Alors on peut avoir des outils techniques : plans de classement (BNF, BPI), échelles de niveaux (Conspectus), codes de langues, liste de qualifications (Villette), etc.

Mais on peut aussi rencontrer des réflexions formalisées de mise en ordre : tels les corpus

Ou encore des efforts de rédaction, de mise en forme du sens : chartes documentaires

Tout cela ce sont des outils. C’est dire s’ils sont multiples : vous en aurez un aperçu aujourd’hui.

Ils sont potentiellement très nombreux.
Il faut donc voir où sont les priorités, sinon les urgences aujourd’hui.

A mon sens, on peut retenir  5 axes :

1)Outils d’évaluation politiques, en relation avec grands objectifs :
Comment définir une bibliothèque de recherche en histoire, une bibliothèque encyclopédique (et quand ne l’est-elle plus ?). Comment affirmer clairement qu’un genre est surreprésenté ?

2)  Outils pour suivre l’évolution mouvante du savoir. Les bibliothèques sont  très prises (et c’est normal) par des cadres assez rigides et normalisés (par exemple la Dewey). Comment accompagner les émergences de nouveaux savoirs, les interdisciplinarités ?

3) Outils pour tenir l’équilibre entre la demande et l’offre. Deux exemples :
-  en BU : il existe des outils qui font référence à l’autorité du savoir (cf facteur d’impact), mais la réalité des usages ne correspond pas toujours à cette « hiérarchie »… que suivre et jusqu’où ?
-  en bibliothèque publique, il y a nécessité de séduire les publics absents, mais aussi de leur offrir d’autres choses. Bryan Evans disait : « les séduire avec ce qu’ils savent qu’ils aiment, les retenir en leur offrant des choses qu’ils ne savent pas encore qu’ils aiment ». Cela se traduit comment, concrètement ?

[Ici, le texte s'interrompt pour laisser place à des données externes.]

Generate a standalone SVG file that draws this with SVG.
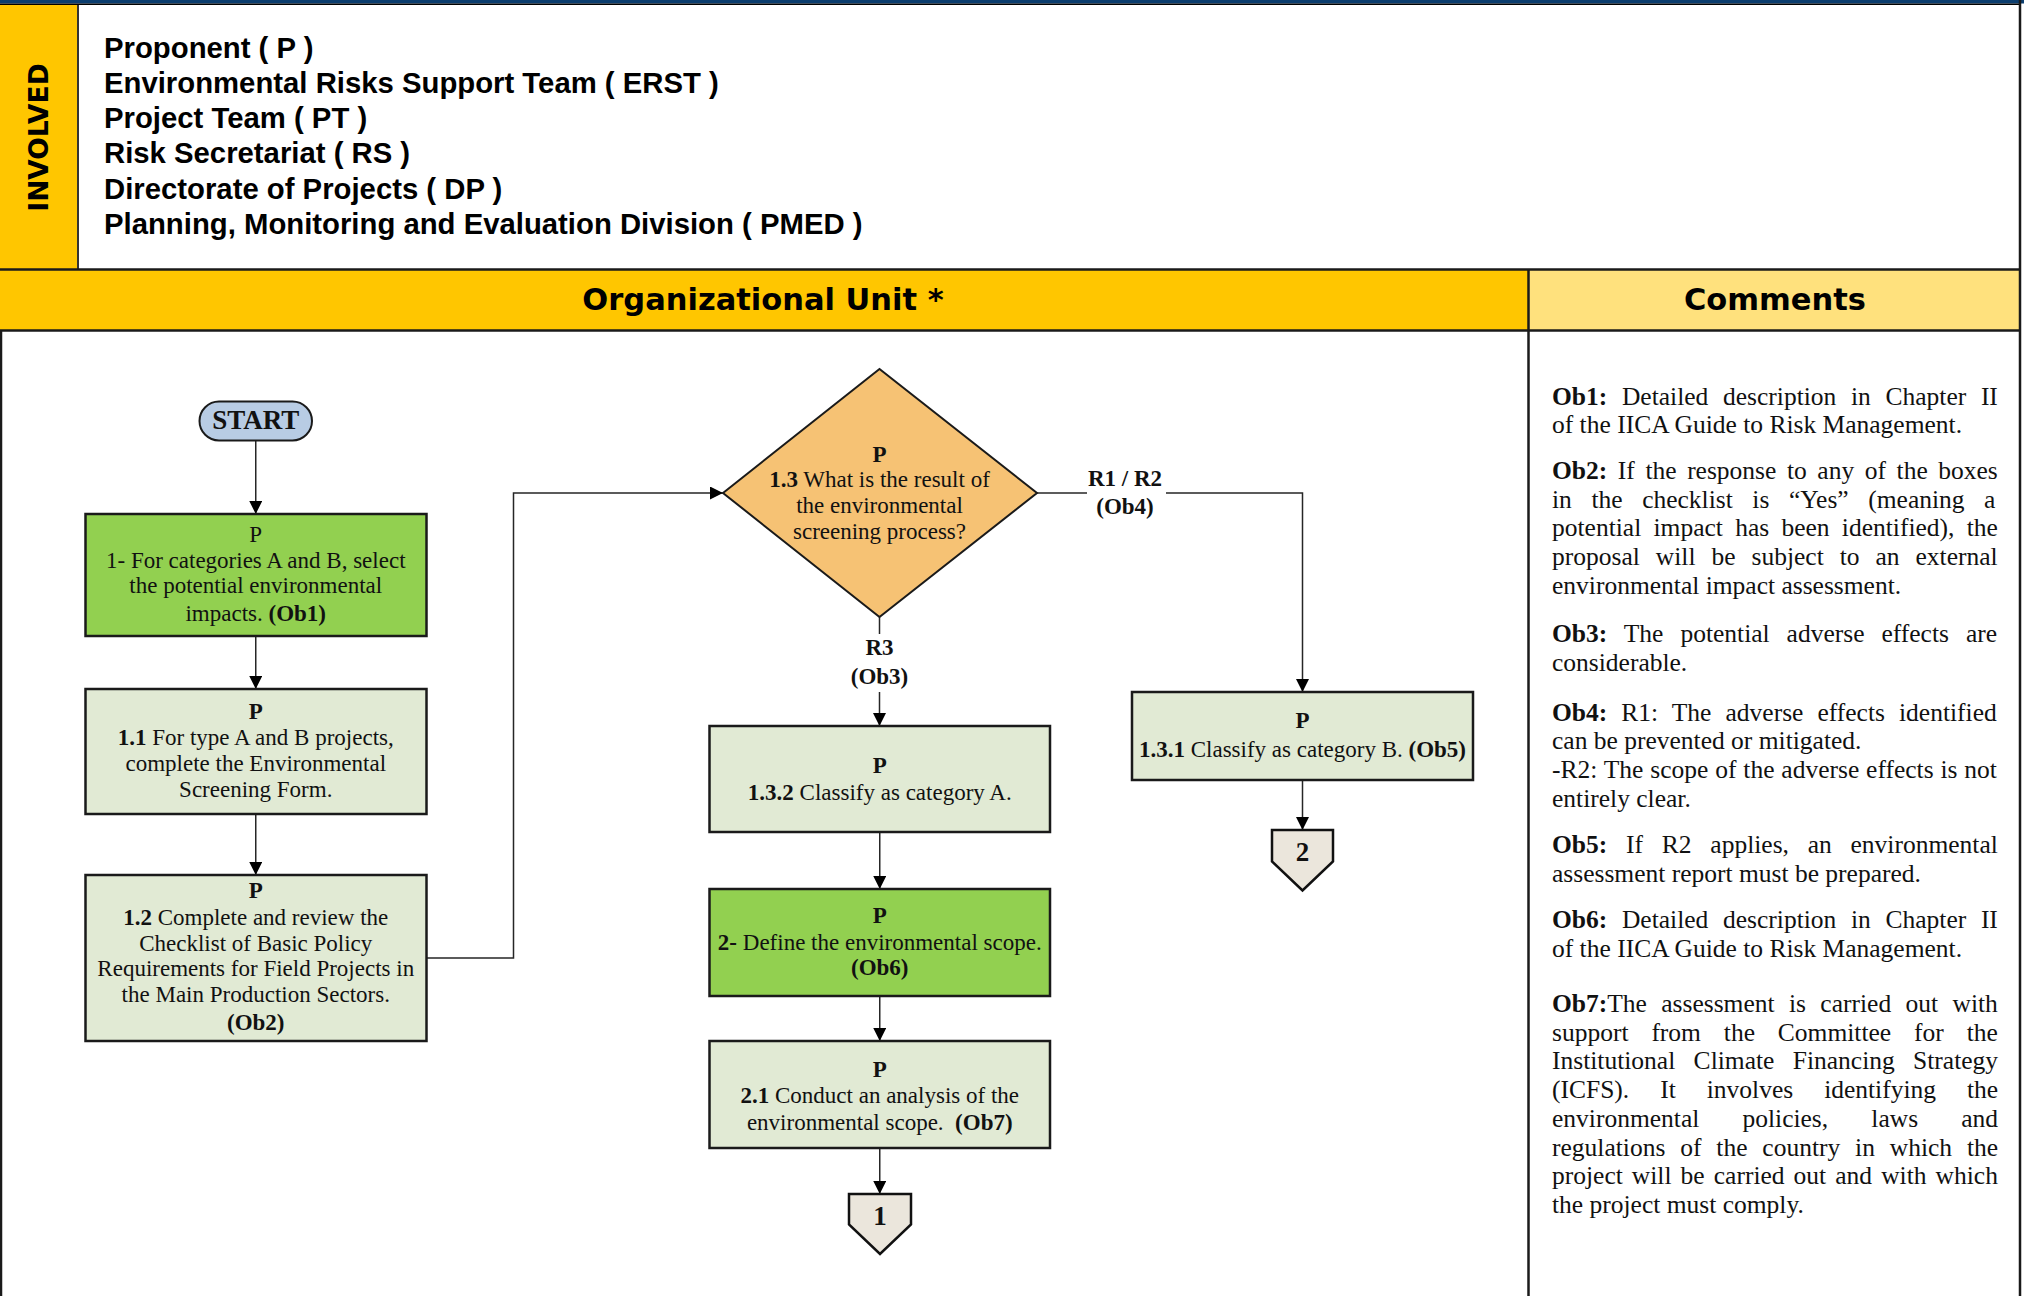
<svg xmlns="http://www.w3.org/2000/svg" width="2024" height="1296" viewBox="0 0 2024 1296">
  <style>
    .frame { stroke: #1a1a1a; stroke-width: 2.5; fill: none; }
    .hdr { font-family: "Liberation Sans", Arial, sans-serif; font-weight: bold; font-size: 29.3px; fill: #000; }
    .band { font-family: "DejaVu Sans", sans-serif; font-weight: bold; font-size: 30.5px; fill: #000; text-anchor: middle; }
    .t { font-family: "Liberation Serif", "Times New Roman", serif; font-size: 23px; fill: #111; text-anchor: middle; }
    .b { font-weight: bold; }
    .lbl { font-family: "Liberation Serif", "Times New Roman", serif; font-size: 23px; font-weight: bold; fill: #111; text-anchor: middle; }
    .num { font-family: "Liberation Serif", "Times New Roman", serif; font-size: 27px; font-weight: bold; fill: #111; text-anchor: middle; }
    .c { font-family: "Liberation Serif", "Times New Roman", serif; font-size: 25.5px; fill: #111; }
    .box { stroke: #1a1a1a; stroke-width: 2.5; }
    .act { fill: #92D050; }
    .task { fill: #E1EAD4; }
    .dec { fill: #F6C274; stroke: #1a1a1a; stroke-width: 2; }
    .off { fill: #EBE6DC; stroke: #111; stroke-width: 2.5; stroke-linejoin: miter; }
    .conn { stroke: #262626; stroke-width: 1.5; fill: none; }
  </style>
  <defs>
    <marker id="arr" viewBox="0 0 13 13" refX="13" refY="6.5" markerWidth="13" markerHeight="13" markerUnits="userSpaceOnUse" orient="auto">
      <path d="M0,0 L13,6.5 L0,13 z" fill="#000"/>
    </marker>
  </defs>

  <rect x="0" y="0" width="2024" height="1296" fill="#fff"/>

  <!-- page frame: header with participants -->
  <g id="header">
    <rect x="0" y="0" width="2024" height="3.5" fill="#0B3D6E"/>
    <line x1="0" y1="4.2" x2="2021" y2="4.2" stroke="#000" stroke-width="1.5"/>
    <rect x="0" y="5" width="78" height="264" fill="#FFC600"/>
    <line x1="78" y1="5" x2="78" y2="269" stroke="#333" stroke-width="2"/>
    <text transform="rotate(-90)" x="-137.5" y="48" font-family="DejaVu Sans, sans-serif" font-weight="bold" font-size="26.5" text-anchor="middle" fill="#000">INVOLVED</text>
    <text class="hdr" x="104" y="58">Proponent ( P )</text>
    <text class="hdr" x="104" y="93">Environmental Risks Support Team ( ERST )</text>
    <text class="hdr" x="104" y="128">Project Team ( PT )</text>
    <text class="hdr" x="104" y="163">Risk Secretariat ( RS )</text>
    <text class="hdr" x="104" y="199">Directorate of Projects ( DP )</text>
    <text class="hdr" x="104" y="234">Planning, Monitoring and Evaluation Division ( PMED )</text>
  </g>

  <!-- column headings -->
  <g id="bands">
    <rect x="0" y="270" width="1528" height="60" fill="#FFC600"/>
    <rect x="1529" y="270" width="491" height="60" fill="#FFE17D"/>
    <text class="band" x="763" y="310">Organizational Unit *</text>
    <text class="band" x="1775" y="310">Comments</text>
  </g>

  <!-- frame lines -->
  <g id="frame" class="frame">
    <line x1="0" y1="269.5" x2="2021" y2="269.5"/>
    <line x1="0" y1="330.5" x2="2021" y2="330.5"/>
    <line x1="1528.5" y1="270" x2="1528.5" y2="1296"/>
    <line x1="2020" y1="0" x2="2020" y2="1296"/>
    <line x1="1" y1="330" x2="1" y2="1296"/>
  </g>

  <!-- connectors -->
  <g id="connectors">
    <path class="conn" d="M255.75,441 V514" marker-end="url(#arr)"/>
    <path class="conn" d="M255.75,636 V689" marker-end="url(#arr)"/>
    <path class="conn" d="M255.75,814 V875" marker-end="url(#arr)"/>
    <path class="conn" d="M426.5,958 H513.5 V493 H723" marker-end="url(#arr)"/>
    <path class="conn" d="M879.5,617 V634"/>
    <path class="conn" d="M879.5,692 V726" marker-end="url(#arr)"/>
    <path class="conn" d="M1037,493 H1087"/>
    <path class="conn" d="M1166,493 H1302.5 V692" marker-end="url(#arr)"/>
    <path class="conn" d="M1302.5,780 V830" marker-end="url(#arr)"/>
    <path class="conn" d="M879.75,832 V889" marker-end="url(#arr)"/>
    <path class="conn" d="M879.75,996 V1041" marker-end="url(#arr)"/>
    <path class="conn" d="M879.75,1148 V1194" marker-end="url(#arr)"/>
    <text class="lbl" x="1125" y="486">R1 / R2</text>
    <text class="lbl" x="1125" y="514">(Ob4)</text>
    <text class="lbl" x="879.5" y="655">R3</text>
    <text class="lbl" x="879.5" y="684">(Ob3)</text>
  </g>

  <!-- flow nodes -->
  <g id="start">
    <rect x="199.5" y="401.5" width="112.5" height="39" rx="19.5" fill="#B8CCE4" stroke="#1a1a1a" stroke-width="2"/>
    <text x="255.75" y="429" font-family="Liberation Serif, serif" font-weight="bold" font-size="27" text-anchor="middle" fill="#111">START</text>
  </g>

  <g id="step1">
    <rect class="box act" x="85.5" y="514" width="341" height="122"/>
    <text class="t" x="255.75" y="541.7">P</text>
    <text class="t" x="255.75" y="567.7">1- For categories A and B, select</text>
    <text class="t" x="255.75" y="593.3">the potential environmental</text>
    <text class="t" x="255.75" y="620.7">impacts. <tspan class="b">(Ob1)</tspan></text>
  </g>

  <g id="step1_1">
    <rect class="box task" x="85.5" y="689" width="341" height="125"/>
    <text class="t b" x="255.75" y="719.3">P</text>
    <text class="t" x="255.75" y="745"><tspan class="b">1.1</tspan> For type A and B projects,</text>
    <text class="t" x="255.75" y="770.7">complete the Environmental</text>
    <text class="t" x="255.75" y="796.7">Screening Form.</text>
  </g>

  <g id="step1_2">
    <rect class="box task" x="85.5" y="875" width="341" height="166"/>
    <text class="t b" x="255.75" y="898">P</text>
    <text class="t" x="255.75" y="925"><tspan class="b">1.2</tspan> Complete and review the</text>
    <text class="t" x="255.75" y="950.5">Checklist of Basic Policy</text>
    <text class="t" x="255.75" y="976">Requirements for Field Projects in</text>
    <text class="t" x="255.75" y="1001.7">the Main Production Sectors.</text>
    <text class="t b" x="255.75" y="1030">(Ob2)</text>
  </g>

  <g id="decision1_3">
    <polygon class="dec" points="723,493 879.5,369 1037,493 879.5,617"/>
    <text class="t b" x="879.5" y="461.7">P</text>
    <text class="t" x="879.5" y="486.7"><tspan class="b">1.3</tspan> What is the result of</text>
    <text class="t" x="879.5" y="512.7">the environmental</text>
    <text class="t" x="879.5" y="539.3">screening process?</text>
  </g>

  <g id="step1_3_2">
    <rect class="box task" x="709.5" y="726" width="340.5" height="106"/>
    <text class="t b" x="879.75" y="773.3">P</text>
    <text class="t" x="879.75" y="800"><tspan class="b">1.3.2</tspan> Classify as category A.</text>
  </g>

  <g id="step1_3_1">
    <rect class="box task" x="1132" y="692" width="341" height="88"/>
    <text class="t b" x="1302.5" y="728.3">P</text>
    <text class="t" x="1302.5" y="756.7"><tspan class="b">1.3.1</tspan> Classify as category B. <tspan class="b">(Ob5)</tspan></text>
  </g>

  <g id="offpage2">
    <polygon class="off" points="1272,830 1333,830 1333,861.5 1302.5,890.5 1272,861.5"/>
    <text class="num" x="1302.5" y="861">2</text>
  </g>

  <g id="step2">
    <rect class="box act" x="709.5" y="889" width="340.5" height="107"/>
    <text class="t b" x="879.75" y="923.3">P</text>
    <text class="t" x="879.75" y="950"><tspan class="b">2-</tspan> Define the environmental scope.</text>
    <text class="t b" x="879.75" y="975">(Ob6)</text>
  </g>

  <g id="step2_1">
    <rect class="box task" x="709.5" y="1041" width="340.5" height="107"/>
    <text class="t b" x="879.75" y="1076.7">P</text>
    <text class="t" x="879.75" y="1103.3"><tspan class="b">2.1</tspan> Conduct an analysis of the</text>
    <text class="t" x="879.75" y="1130" xml:space="preserve">environmental scope.  <tspan class="b">(Ob7)</tspan></text>
  </g>

  <g id="offpage1">
    <polygon class="off" points="849,1194 911,1194 911,1224.5 880,1254 849,1224.5"/>
    <text class="num" x="880" y="1225">1</text>
  </g>

  <!-- comments column, justified by per-line word spacing -->
  <g id="comments" class="c">
    <text x="1552" y="404.6" word-spacing="8.3"><tspan class="b">Ob1:</tspan> Detailed description in Chapter II</text>
    <text x="1552" y="433">of the IICA Guide to Risk Management.</text>

    <text x="1552" y="479" word-spacing="4.2"><tspan class="b">Ob2:</tspan> If the response to any of the boxes</text>
    <text x="1552" y="507.7" word-spacing="13.2">in the checklist is “Yes” (meaning a</text>
    <text x="1552" y="536.4" word-spacing="5.9">potential impact has been identified), the</text>
    <text x="1552" y="565.1" word-spacing="9.6">proposal will be subject to an external</text>
    <text x="1552" y="593.8">environmental impact assessment.</text>

    <text x="1552" y="642" word-spacing="10.6"><tspan class="b">Ob3:</tspan> The potential adverse effects are</text>
    <text x="1552" y="670.7">considerable.</text>

    <text x="1552" y="720.5" word-spacing="7.7"><tspan class="b">Ob4:</tspan> R1: The adverse effects identified</text>
    <text x="1552" y="749.2">can be prevented or mitigated.</text>
    <text x="1552" y="777.9" word-spacing="0.5">-R2: The scope of the adverse effects is not</text>
    <text x="1552" y="806.6">entirely clear.</text>

    <text x="1552" y="853.3" word-spacing="12.4"><tspan class="b">Ob5:</tspan> If R2 applies, an environmental</text>
    <text x="1552" y="881.7">assessment report must be prepared.</text>

    <text x="1552" y="928.3" word-spacing="8.3"><tspan class="b">Ob6:</tspan> Detailed description in Chapter II</text>
    <text x="1552" y="956.7">of the IICA Guide to Risk Management.</text>

    <text x="1552" y="1012" word-spacing="8"><tspan class="b">Ob7:</tspan>The assessment is carried out with</text>
    <text x="1552" y="1040.7" word-spacing="16.5">support from the Committee for the</text>
    <text x="1552" y="1069.4" word-spacing="12">Institutional Climate Financing Strategy</text>
    <text x="1552" y="1098.1" word-spacing="24.6">(ICFS). It involves identifying the</text>
    <text x="1552" y="1126.8" word-spacing="36.8">environmental policies, laws and</text>
    <text x="1552" y="1155.5" word-spacing="8.5">regulations of the country in which the</text>
    <text x="1552" y="1184.2" word-spacing="2.7">project will be carried out and with which</text>
    <text x="1552" y="1212.9">the project must comply.</text>
  </g>
</svg>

4)  Outils pour la bibliothèque hybride de demain ( mariant papier et électronique). Des confrontations de contenus et d’usages sont là encore en balbutiement (cf le projet Malibu en UK) http://www.kcl.ac.uk/humanities/cch/malibu/

5)  Enfin outils permettant d’analyser et de jauger chaque document en le mettant en relation avec le projet de la collection. Je veux saluer ici les travaux récents sur les grilles pondérées d’aide à la décision d’acquisition pour les sites Internet (I. Bontemps) ou pour une bibliothèque de référence et d’étude (V Travier)

 

Je crois que tous les outils sont des constructions collectives. Il y a aussi nécessité aussi de les expérimenter, de les valider, de les stabiliser, au moins pour un certain nombre d’entre eux . A noter , nous en sommes encore au stade d’une terminologie instable : les contenus sont dénommés indifféremment thème, domaine, sujet, département, etc.

Le groupe Poldoc aide en ce sens  dans 3 directions :
- Emergence d’outils et lieu d’expérimentation : les équipes de projet
- Mutualisation des outils construits : site Web
- Intégration des outils validés et des méthodologies à la culture professionnelle : c’est encore à venir, mais passera sans aucun doute via une formalisation dans la formation professionnelle.

Autant dire que çà ne peut pas se faire sans vous.

Je lance un appel général à transmettre à Poldoc ce que vous avez déjà réalisé : chartes, plans de classements, synthèses d’évaluation, protocole de désherbage, plan de conservation ou plans de développement des collections.
Plus nous mutualiserons nos expériences, même non totalement abouties, et plus nous disposerons d’outils efficaces , pour maîtriser le développement de nos bibliothèques.